WHAT THE EXERCISE ASKS — Quote each line of the material verbatim, without the pictures.

* * *

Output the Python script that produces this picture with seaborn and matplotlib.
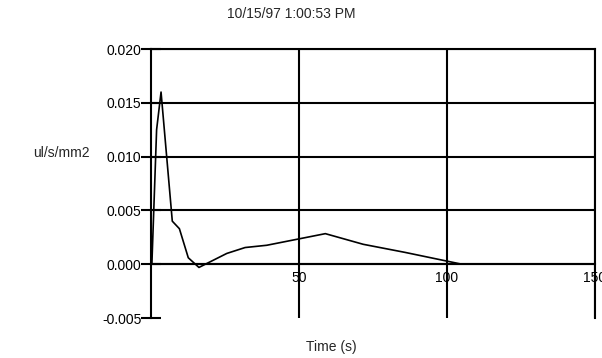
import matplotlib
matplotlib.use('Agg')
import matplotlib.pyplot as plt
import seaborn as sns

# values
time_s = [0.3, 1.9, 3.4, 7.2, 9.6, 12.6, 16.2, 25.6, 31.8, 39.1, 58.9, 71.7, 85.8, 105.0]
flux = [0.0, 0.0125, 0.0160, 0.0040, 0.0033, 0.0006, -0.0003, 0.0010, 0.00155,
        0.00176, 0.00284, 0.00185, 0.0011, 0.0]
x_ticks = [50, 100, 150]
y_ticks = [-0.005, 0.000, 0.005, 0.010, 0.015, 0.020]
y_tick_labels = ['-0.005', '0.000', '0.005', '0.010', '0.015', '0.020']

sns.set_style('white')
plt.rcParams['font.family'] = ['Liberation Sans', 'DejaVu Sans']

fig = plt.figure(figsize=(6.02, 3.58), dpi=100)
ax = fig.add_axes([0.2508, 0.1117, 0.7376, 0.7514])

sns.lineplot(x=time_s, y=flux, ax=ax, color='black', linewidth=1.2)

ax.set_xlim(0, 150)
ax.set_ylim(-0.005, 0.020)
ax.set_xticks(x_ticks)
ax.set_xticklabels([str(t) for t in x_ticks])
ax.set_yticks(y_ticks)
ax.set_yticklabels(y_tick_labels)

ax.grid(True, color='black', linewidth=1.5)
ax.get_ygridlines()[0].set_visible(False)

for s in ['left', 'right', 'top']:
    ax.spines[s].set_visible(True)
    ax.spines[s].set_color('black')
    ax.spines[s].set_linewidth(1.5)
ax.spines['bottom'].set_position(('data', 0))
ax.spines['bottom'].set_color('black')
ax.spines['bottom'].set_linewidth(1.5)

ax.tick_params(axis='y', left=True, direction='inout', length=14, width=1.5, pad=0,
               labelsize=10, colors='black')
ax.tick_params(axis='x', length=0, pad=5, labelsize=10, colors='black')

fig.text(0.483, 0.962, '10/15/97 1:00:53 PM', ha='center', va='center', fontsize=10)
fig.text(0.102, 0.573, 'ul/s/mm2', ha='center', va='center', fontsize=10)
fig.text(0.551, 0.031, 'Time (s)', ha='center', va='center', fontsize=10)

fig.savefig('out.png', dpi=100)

* * *

FINAL RESULT —
Output the Python script that produces this picture with seaborn and matplotlib.
import matplotlib
matplotlib.use('Agg')
import matplotlib.pyplot as plt
import seaborn as sns

# values
time_s = [0.3, 1.9, 3.4, 7.2, 9.6, 12.6, 16.2, 25.6, 31.8, 39.1, 58.9, 71.7, 85.8, 105.0]
flux = [0.0, 0.0125, 0.0160, 0.0040, 0.0033, 0.0006, -0.0003, 0.0010, 0.00155,
        0.00176, 0.00284, 0.00185, 0.0011, 0.0]
x_ticks = [50, 100, 150]
y_ticks = [-0.005, 0.000, 0.005, 0.010, 0.015, 0.020]
y_tick_labels = ['-0.005', '0.000', '0.005', '0.010', '0.015', '0.020']

sns.set_style('white')
plt.rcParams['font.family'] = ['Liberation Sans', 'DejaVu Sans']

fig = plt.figure(figsize=(6.02, 3.58), dpi=100)
ax = fig.add_axes([0.2508, 0.1117, 0.7376, 0.7514])

sns.lineplot(x=time_s, y=flux, ax=ax, color='black', linewidth=1.2)

ax.set_xlim(0, 150)
ax.set_ylim(-0.005, 0.020)
ax.set_xticks(x_ticks)
ax.set_xticklabels([str(t) for t in x_ticks])
ax.set_yticks(y_ticks)
ax.set_yticklabels(y_tick_labels)

ax.grid(True, color='black', linewidth=1.5)
ax.get_ygridlines()[0].set_visible(False)

for s in ['left', 'right', 'top']:
    ax.spines[s].set_visible(True)
    ax.spines[s].set_color('black')
    ax.spines[s].set_linewidth(1.5)
ax.spines['bottom'].set_position(('data', 0))
ax.spines['bottom'].set_color('black')
ax.spines['bottom'].set_linewidth(1.5)

ax.tick_params(axis='y', left=True, direction='inout', length=14, width=1.5, pad=0,
               labelsize=10, colors='black')
ax.tick_params(axis='x', length=0, pad=5, labelsize=10, colors='black')

fig.text(0.483, 0.962, '10/15/97 1:00:53 PM', ha='center', va='center', fontsize=10)
fig.text(0.102, 0.573, 'ul/s/mm2', ha='center', va='center', fontsize=10)
fig.text(0.551, 0.031, 'Time (s)', ha='center', va='center', fontsize=10)

fig.savefig('out.png', dpi=100)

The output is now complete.